See, there’s this concept in improv comedy, which I have performed and taught for over half my life: A to C. This concept embodies the idea that what you immediately think of and/or associate with a prompt is in fact NOT the most interesting one. If you follow A to B, again, it may make sense, but it’s not very interesting.

Example: Someone says octopus, you and your scene partner start doing a scene around having 8 of something.

Writing Example: You’re inspired by the Roman Empire, you start writing a story about an Emperor in charge of a society of Roman-esque people.

BUT A to C says to move on to the next idea. What does B remind you of that can bring you to idea C, that resonates with A and B and is NOT what you expect!

Example: Someone says octopus, you and your partner pause; you think, okay having 8 of something is the next logical stretch, but then 8 of what? 8 shoes? Simple. But 8 umbrellas? 8 bouquets of flowers? Meeting someone for the first time and they’re 8’8 feet tall? Wherever we go, we are no longer in octopus area.
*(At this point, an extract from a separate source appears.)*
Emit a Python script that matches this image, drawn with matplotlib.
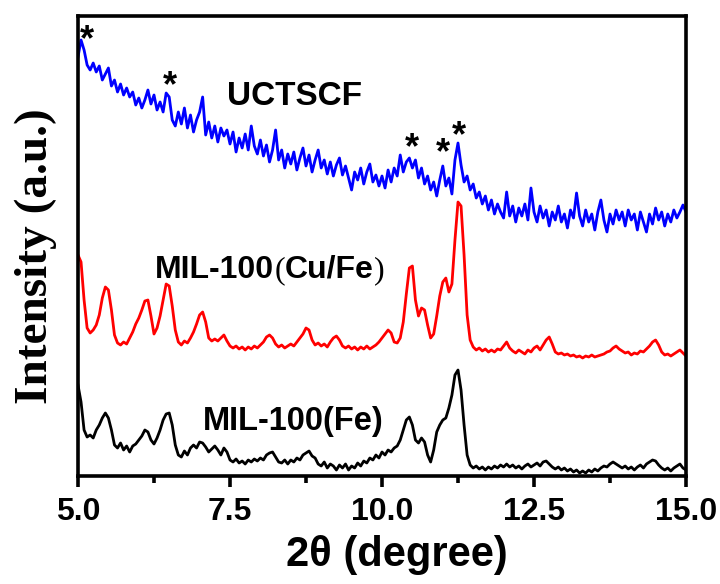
import numpy as np
import matplotlib
matplotlib.use("Agg")
import matplotlib.pyplot as plt
from matplotlib.ticker import MultipleLocator, FormatStrFormatter

# 2theta grid, 0.05 degree step
two_theta = np.round(np.arange(5.0, 15.0001, 0.05), 2)

# UCTSCF (blue)
uctscf = [
    419, 436, 426, 411, 406, 413, 404, 410, 396, 402, 408, 390, 396, 384, 392, 381, 388, 379, 384, 371,
    378, 368, 376, 386, 372, 381, 366, 374, 364, 383, 379, 356, 350, 364, 352, 368, 348, 361, 344, 356,
    364, 379, 341, 354, 338, 350, 334, 348, 340, 346, 332, 344, 324, 338, 328, 342, 326, 350, 330, 322,
    336, 320, 331, 314, 326, 346, 316, 326, 308, 322, 312, 324, 306, 318, 328, 310, 321, 304, 316, 326,
    308, 316, 302, 314, 300, 311, 318, 301, 310, 298, 286, 304, 296, 308, 292, 304, 312, 294, 301, 290,
    300, 288, 306, 294, 308, 300, 321, 304, 314, 318, 308, 316, 298, 308, 292, 300, 286, 294, 280, 296,
    310, 290, 298, 282, 316, 333, 311, 294, 300, 286, 292, 278, 284, 272, 280, 266, 276, 262, 272, 264,
    258, 284, 260, 270, 254, 268, 260, 272, 256, 288, 264, 254, 270, 258, 266, 250, 264, 256, 270, 254,
    262, 248, 266, 258, 283, 260, 250, 266, 254, 262, 246, 264, 276, 256, 244, 262, 252, 266, 256, 264,
    250, 266, 256, 262, 246, 264, 254, 244, 262, 252, 268, 256, 264, 250, 262, 254, 266, 258, 264, 271,
    264,
]

# MIL-100(Cu/Fe) (red)
mil_cufe = [
    221, 214, 176, 148, 143, 146, 151, 161, 178, 189, 186, 166, 141, 133, 131, 134, 132, 138, 144, 152,
    158, 166, 175, 176, 160, 142, 148, 160, 176, 192, 190, 170, 146, 134, 131, 135, 133, 138, 144, 152,
    161, 164, 154, 138, 135, 137, 135, 138, 141, 135, 130, 128, 130, 127, 129, 126, 129, 127, 130, 128,
    131, 134, 139, 141, 138, 132, 129, 131, 128, 130, 132, 130, 134, 138, 142, 148, 146, 136, 131, 133,
    130, 132, 129, 134, 138, 140, 136, 130, 128, 130, 127, 129, 126, 129, 127, 130, 127, 129, 131, 134,
    138, 142, 146, 143, 134, 133, 138, 154, 182, 208, 210, 176, 160, 168, 166, 151, 138, 142, 160, 180,
    194, 198, 184, 192, 236, 274, 270, 221, 161, 136, 129, 126, 128, 125, 127, 124, 126, 124, 127, 126,
    130, 134, 128, 125, 123, 126, 124, 122, 126, 124, 128, 130, 126, 131, 136, 139, 132, 124, 122, 123,
    121, 122, 120, 121, 119, 120, 118, 120, 119, 121, 119, 120, 121, 122, 124, 125, 128, 130, 127, 125,
    123, 124, 121, 123, 122, 125, 124, 127, 130, 134, 136, 131, 124, 121, 122, 120, 122, 124, 126, 123,
    120,
]

# MIL-100(Fe) (black)
mil_fe = [
    91, 74, 46, 39, 41, 38, 46, 51, 58, 63, 58, 46, 31, 28, 33, 26, 30, 24, 30, 32,
    36, 40, 46, 44, 36, 32, 38, 46, 56, 62, 63, 51, 31, 21, 19, 25, 21, 28, 31, 28,
    34, 33, 29, 24, 27, 30, 26, 21, 28, 24, 16, 14, 17, 13, 15, 12, 16, 14, 17, 15,
    18, 16, 21, 23, 24, 19, 14, 13, 16, 12, 16, 14, 18, 16, 21, 23, 25, 20, 18, 12,
    10, 14, 8, 12, 10, 6, 11, 8, 12, 6, 10, 8, 13, 10, 15, 13, 18, 16, 21, 18,
    24, 21, 26, 24, 28, 30, 36, 46, 56, 59, 51, 36, 33, 38, 34, 21, 14, 26, 44, 51,
    56, 58, 68, 81, 101, 106, 86, 51, 21, 11, 8, 10, 7, 9, 6, 9, 7, 10, 8, 11,
    9, 12, 9, 11, 8, 10, 7, 10, 12, 9, 11, 13, 10, 14, 15, 12, 9, 7, 9, 6,
    8, 5, 7, 4, 6, 3, 5, 3, 6, 4, 7, 5, 8, 10, 9, 12, 14, 12, 10, 8,
    10, 7, 9, 6, 9, 11, 8, 12, 14, 16, 15, 11, 8, 6, 8, 5, 8, 10, 12, 8,
    6,
]

xticks = [5.0, 7.5, 10.0, 12.5, 15.0]
# asterisk positions (2theta, intensity at star centre)
stars_x = [5.15, 6.51, 10.49, 11.0, 11.27]
stars_y = [444, 398, 336, 331, 348]

sans = "Liberation Sans"
serif = "Liberation Serif"

fig = plt.figure(figsize=(7.2, 5.84), dpi=100)
ax = fig.add_axes([78 / 720, 108 / 584, 608 / 720, 460 / 584])

ax.plot(two_theta, uctscf, color="#0000ff", lw=2.0)
ax.plot(two_theta, mil_cufe, color="#ff0000", lw=2.0)
ax.plot(two_theta, mil_fe, color="black", lw=2.0)

ax.set_xlim(5.0, 15.0)
ax.set_ylim(0, 460)
ax.set_xticks(xticks)
ax.xaxis.set_minor_locator(MultipleLocator(1.25))
ax.xaxis.set_major_formatter(FormatStrFormatter("%.1f"))
ax.set_yticks([])
for s in ax.spines.values():
    s.set_linewidth(2.6)
ax.tick_params(axis="x", which="major", direction="out", length=8, width=2.6, pad=7)
ax.tick_params(axis="x", which="minor", direction="out", length=5, width=2.6)
for lab in ax.get_xticklabels():
    lab.set_fontfamily(sans)
    lab.set_fontweight("bold")
    lab.set_fontsize(23)

ax.set_xlabel("2θ (degree)", fontfamily=sans, fontweight="bold", fontsize=30)
ax.xaxis.set_label_coords(0.525, -0.128)
fig.text(36 / 720, 1 - 256 / 584, "Intensity (a.u.)", rotation=90, ha="center", va="center",
         fontfamily=serif, fontweight="bold", fontsize=34)

for sx, sy in zip(stars_x, stars_y):
    ax.text(sx, sy - 18, "*", ha="center", va="baseline", fontfamily=sans,
            fontweight="bold", fontsize=26)

ax.text(7.45, 371, "UCTSCF", ha="left", va="baseline", fontfamily=sans,
        fontweight="bold", fontsize=24)
ax.text(7.06, 46, "MIL-100(Fe)", ha="left", va="baseline", fontfamily=sans,
        fontweight="bold", fontsize=23.5)

# MIL-100(Cu/Fe): brackets are set in a serif face in the original
pieces = [("MIL-100", sans, "bold"), ("(", serif, "normal"), ("Cu/Fe", sans, "bold"), (")", serif, "normal")]
fig.canvas.draw()
r = fig.canvas.get_renderer()
xpix = ax.transData.transform((6.27, 198))
cur = xpix[0]
for txt, fam, wt in pieces:
    t = fig.text(cur / 720, xpix[1] / 584, txt, ha="left",
                 va="baseline", fontfamily=fam, fontweight=wt, fontsize=23)
    cur = t.get_window_extent(r).x1

fig.savefig("out.png", dpi=100)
Writing Example: You’re inspired by the Roman Empire, you sit with that; why are you inspired? Well, it was inspirational how many civic projects they did. And maybe it’s more interesting to follow a civil engineer than an emperor, but still explore empire, right? Or maybe you have an emperor who is more interested in that instead of war? Or is trying build a road someplace unnatural? Wherever we go, we’re now someplace totally different, and that’s the goal.

We’ll get more into the nitty and gritty of exact details on worldbuilding, etc., but if you can push yourself past the obvious inspiration, if you can challenge yourself to evolve past imitation, then no matter where you end up, this alluded to “secret third thing,” is YOURS, no matter what.

Once your work is yours, even if it sucks, we can build a strong foundation of what your work and worldbuilding looks like, and then? From there, we can build.

Prompt: Pick one of the words below and using A to C, see where they lead you and what sort of worldbuilding they lead you to:

Facet, cinnamon, gregarious, peridot, expectorate, tachyon, versatile, sandals, dinosaur, vivacious, sunset.